§ TASK TO CARRY OUT
Retype every line from the start of the data down to and including the line with "const yTicks = [-1, -0.5, 0, 0.5, 1];". Skip the pictures.

§ SOURCE EXCERPT
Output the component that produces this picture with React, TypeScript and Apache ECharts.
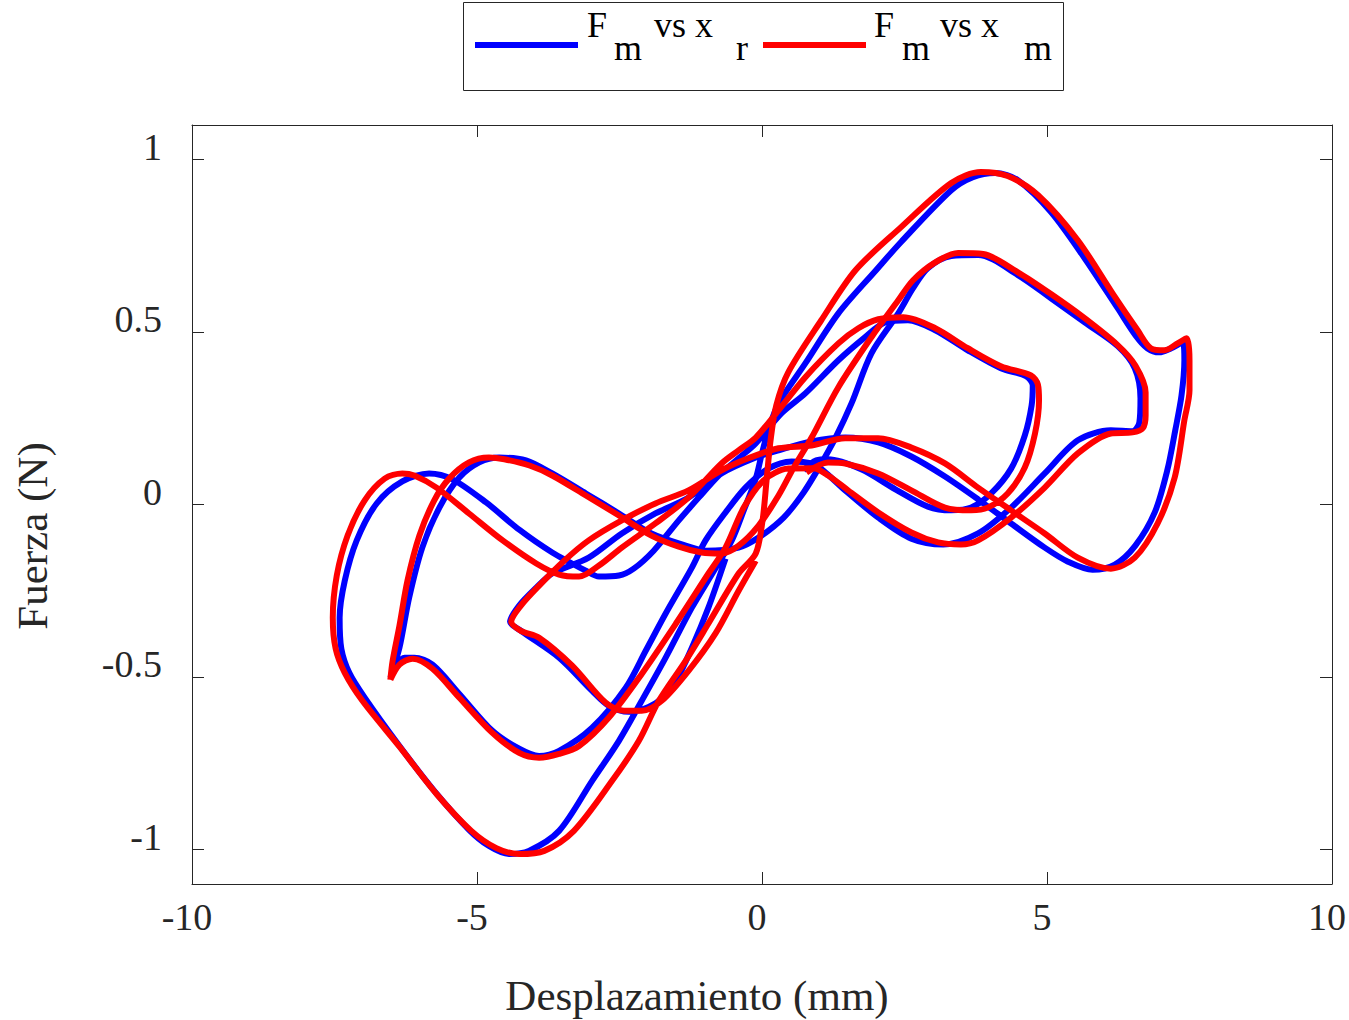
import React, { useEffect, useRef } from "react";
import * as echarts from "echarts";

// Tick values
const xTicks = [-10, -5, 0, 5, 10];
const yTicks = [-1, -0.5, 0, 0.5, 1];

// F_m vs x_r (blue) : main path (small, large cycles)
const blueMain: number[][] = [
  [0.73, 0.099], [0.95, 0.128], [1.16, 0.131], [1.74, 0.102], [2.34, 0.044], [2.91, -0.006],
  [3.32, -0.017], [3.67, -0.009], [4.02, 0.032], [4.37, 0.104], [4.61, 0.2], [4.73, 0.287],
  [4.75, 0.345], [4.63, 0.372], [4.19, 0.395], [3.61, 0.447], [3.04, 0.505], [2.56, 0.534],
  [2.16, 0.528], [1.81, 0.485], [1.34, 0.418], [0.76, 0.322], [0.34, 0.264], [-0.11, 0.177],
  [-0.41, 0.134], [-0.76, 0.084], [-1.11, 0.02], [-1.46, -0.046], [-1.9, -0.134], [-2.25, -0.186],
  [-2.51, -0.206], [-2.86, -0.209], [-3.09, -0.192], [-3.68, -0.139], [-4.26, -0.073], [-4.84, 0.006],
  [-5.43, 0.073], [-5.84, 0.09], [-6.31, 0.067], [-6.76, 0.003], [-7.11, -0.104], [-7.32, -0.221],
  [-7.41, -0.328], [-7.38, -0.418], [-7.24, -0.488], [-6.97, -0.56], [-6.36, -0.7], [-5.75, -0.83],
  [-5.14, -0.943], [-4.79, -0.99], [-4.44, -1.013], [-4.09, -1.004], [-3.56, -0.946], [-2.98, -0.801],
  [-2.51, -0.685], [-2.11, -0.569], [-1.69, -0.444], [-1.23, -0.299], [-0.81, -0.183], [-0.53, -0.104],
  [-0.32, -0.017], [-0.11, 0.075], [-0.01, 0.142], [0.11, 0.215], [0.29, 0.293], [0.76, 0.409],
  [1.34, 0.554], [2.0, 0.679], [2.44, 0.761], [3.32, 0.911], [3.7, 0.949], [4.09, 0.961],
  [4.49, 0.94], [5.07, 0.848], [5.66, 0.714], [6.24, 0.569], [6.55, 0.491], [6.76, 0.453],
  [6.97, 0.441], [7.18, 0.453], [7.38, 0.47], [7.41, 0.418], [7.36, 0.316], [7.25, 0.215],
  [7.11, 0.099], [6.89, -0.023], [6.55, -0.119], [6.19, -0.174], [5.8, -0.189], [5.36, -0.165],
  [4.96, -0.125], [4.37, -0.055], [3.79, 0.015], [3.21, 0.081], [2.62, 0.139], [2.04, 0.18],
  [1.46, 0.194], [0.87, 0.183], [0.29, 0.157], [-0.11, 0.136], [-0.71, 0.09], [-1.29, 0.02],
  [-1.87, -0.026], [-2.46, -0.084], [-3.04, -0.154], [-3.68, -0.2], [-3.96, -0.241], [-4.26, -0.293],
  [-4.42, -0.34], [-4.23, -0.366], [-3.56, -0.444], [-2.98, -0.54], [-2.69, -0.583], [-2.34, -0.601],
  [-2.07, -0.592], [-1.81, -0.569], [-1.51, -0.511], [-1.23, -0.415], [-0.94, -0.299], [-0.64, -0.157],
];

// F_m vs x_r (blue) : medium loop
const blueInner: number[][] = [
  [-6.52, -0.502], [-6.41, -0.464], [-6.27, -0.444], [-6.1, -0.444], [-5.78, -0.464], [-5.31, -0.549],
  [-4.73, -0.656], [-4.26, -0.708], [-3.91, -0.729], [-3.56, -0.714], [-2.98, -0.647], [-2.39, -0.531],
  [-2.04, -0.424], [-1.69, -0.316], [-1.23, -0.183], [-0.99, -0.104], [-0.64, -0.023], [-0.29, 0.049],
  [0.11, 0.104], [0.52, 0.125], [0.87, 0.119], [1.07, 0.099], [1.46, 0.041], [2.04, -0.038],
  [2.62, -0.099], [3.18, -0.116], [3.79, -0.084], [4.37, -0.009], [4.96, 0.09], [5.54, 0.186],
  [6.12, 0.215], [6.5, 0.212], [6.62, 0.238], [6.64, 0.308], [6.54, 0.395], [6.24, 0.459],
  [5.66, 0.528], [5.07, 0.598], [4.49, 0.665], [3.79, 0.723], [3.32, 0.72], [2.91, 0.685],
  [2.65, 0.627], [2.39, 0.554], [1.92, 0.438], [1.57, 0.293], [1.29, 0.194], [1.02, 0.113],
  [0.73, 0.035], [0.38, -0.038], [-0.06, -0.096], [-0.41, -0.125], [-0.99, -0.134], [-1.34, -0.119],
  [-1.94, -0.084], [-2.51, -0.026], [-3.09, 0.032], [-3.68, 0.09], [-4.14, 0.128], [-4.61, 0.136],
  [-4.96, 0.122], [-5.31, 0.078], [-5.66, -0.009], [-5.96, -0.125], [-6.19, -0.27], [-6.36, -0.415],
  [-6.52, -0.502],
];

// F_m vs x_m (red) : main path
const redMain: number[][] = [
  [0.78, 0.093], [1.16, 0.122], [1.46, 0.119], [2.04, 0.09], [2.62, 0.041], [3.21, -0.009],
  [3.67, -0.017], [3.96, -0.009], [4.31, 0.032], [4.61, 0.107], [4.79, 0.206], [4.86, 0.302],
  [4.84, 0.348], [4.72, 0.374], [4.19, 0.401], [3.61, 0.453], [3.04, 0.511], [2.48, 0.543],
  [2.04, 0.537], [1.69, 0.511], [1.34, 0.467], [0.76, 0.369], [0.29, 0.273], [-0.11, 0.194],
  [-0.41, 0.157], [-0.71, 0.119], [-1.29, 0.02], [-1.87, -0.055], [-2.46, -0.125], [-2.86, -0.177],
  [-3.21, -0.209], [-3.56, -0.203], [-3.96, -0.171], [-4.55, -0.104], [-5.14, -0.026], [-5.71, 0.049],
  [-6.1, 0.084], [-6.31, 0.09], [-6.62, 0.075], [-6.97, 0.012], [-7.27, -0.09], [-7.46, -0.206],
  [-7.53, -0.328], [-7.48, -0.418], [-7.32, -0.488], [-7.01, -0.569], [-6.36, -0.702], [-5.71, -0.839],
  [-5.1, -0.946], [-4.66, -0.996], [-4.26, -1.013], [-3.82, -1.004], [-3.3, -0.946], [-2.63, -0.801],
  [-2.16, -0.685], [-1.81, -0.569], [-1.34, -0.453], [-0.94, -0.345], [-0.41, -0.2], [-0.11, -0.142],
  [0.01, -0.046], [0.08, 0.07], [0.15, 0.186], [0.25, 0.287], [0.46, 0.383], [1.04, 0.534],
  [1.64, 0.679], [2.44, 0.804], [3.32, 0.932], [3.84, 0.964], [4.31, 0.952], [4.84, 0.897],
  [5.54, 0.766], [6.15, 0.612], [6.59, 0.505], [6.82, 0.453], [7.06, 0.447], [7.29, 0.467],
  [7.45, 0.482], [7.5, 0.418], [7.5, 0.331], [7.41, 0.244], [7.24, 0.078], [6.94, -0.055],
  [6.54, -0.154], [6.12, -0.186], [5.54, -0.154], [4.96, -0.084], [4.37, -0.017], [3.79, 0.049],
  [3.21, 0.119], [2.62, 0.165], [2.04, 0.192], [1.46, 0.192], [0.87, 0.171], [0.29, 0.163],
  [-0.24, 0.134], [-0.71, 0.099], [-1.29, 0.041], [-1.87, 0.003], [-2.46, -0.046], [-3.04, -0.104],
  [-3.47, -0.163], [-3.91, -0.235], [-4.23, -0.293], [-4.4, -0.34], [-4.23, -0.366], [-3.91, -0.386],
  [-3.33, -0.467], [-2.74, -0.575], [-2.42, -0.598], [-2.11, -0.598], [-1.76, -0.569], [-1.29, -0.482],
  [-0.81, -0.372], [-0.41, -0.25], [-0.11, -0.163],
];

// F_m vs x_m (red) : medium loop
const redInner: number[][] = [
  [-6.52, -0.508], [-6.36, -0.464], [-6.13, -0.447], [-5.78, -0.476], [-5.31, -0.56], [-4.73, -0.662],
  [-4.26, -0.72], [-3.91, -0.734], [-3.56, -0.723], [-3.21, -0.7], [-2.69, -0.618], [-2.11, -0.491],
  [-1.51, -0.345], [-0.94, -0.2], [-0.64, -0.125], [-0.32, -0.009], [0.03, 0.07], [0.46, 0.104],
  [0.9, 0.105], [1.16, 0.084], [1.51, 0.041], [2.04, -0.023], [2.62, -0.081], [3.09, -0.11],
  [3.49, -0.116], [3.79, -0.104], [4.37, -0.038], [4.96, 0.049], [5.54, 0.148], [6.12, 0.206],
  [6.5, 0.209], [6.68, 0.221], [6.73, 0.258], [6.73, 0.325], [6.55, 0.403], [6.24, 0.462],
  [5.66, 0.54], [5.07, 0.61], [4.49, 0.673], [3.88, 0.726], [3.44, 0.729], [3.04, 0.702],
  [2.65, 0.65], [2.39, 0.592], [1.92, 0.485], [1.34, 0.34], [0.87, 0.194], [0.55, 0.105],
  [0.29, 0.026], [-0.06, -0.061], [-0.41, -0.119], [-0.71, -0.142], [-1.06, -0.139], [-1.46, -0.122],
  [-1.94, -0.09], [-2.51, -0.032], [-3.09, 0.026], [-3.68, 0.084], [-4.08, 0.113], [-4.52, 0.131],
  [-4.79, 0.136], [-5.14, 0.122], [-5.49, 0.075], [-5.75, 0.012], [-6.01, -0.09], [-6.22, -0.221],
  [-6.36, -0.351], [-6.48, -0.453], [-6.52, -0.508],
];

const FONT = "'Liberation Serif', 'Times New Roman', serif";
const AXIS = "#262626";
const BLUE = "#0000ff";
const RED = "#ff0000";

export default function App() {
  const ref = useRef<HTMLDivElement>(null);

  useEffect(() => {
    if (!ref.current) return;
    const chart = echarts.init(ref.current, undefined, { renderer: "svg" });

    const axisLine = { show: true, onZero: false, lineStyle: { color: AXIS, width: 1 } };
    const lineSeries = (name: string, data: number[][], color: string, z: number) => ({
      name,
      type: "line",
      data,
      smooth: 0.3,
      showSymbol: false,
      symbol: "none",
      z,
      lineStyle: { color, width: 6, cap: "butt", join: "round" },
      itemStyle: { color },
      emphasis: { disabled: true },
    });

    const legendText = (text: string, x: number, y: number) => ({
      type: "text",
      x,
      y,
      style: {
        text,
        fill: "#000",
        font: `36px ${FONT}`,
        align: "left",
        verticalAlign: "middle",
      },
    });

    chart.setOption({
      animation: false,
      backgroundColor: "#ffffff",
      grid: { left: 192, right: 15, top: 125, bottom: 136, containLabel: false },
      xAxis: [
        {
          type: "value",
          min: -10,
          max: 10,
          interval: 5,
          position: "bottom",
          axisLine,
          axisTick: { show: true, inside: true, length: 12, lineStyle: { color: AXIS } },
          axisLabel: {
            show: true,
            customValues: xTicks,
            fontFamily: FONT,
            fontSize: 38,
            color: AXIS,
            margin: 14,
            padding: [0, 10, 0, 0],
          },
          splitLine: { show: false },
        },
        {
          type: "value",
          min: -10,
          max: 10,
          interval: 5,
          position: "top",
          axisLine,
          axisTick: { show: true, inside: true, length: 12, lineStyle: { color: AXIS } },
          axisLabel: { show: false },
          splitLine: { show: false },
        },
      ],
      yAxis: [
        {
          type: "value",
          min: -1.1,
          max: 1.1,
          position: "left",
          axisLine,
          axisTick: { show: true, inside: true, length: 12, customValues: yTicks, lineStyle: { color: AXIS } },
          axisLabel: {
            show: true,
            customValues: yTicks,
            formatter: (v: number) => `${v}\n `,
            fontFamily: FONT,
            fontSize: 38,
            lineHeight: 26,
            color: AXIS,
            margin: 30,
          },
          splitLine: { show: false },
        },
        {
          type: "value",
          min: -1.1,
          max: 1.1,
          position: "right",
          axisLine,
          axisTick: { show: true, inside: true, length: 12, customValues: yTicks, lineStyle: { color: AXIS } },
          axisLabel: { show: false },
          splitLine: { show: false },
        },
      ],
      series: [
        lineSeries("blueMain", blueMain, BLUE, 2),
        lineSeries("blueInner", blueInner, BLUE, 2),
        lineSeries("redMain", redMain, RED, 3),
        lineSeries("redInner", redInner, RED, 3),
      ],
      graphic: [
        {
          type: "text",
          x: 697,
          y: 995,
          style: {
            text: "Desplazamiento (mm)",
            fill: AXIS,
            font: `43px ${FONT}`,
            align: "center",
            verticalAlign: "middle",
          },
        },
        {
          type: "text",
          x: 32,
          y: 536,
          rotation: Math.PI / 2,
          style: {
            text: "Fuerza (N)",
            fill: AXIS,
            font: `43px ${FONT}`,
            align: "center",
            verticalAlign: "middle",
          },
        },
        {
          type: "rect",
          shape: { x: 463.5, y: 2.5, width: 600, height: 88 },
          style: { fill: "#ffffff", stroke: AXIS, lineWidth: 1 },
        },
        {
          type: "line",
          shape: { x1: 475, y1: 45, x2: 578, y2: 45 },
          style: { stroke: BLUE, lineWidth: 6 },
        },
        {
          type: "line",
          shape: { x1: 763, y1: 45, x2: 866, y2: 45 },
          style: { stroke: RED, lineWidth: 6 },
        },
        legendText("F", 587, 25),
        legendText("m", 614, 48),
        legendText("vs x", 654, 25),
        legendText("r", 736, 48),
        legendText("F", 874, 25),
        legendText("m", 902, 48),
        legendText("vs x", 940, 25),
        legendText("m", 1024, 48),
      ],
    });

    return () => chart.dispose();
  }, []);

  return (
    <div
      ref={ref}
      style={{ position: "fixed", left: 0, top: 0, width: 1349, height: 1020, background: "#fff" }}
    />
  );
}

§ REPLY TO THE TASK
Output the component that produces this picture with React, TypeScript and Apache ECharts.
import React, { useEffect, useRef } from "react";
import * as echarts from "echarts";

// Tick values
const xTicks = [-10, -5, 0, 5, 10];
const yTicks = [-1, -0.5, 0, 0.5, 1];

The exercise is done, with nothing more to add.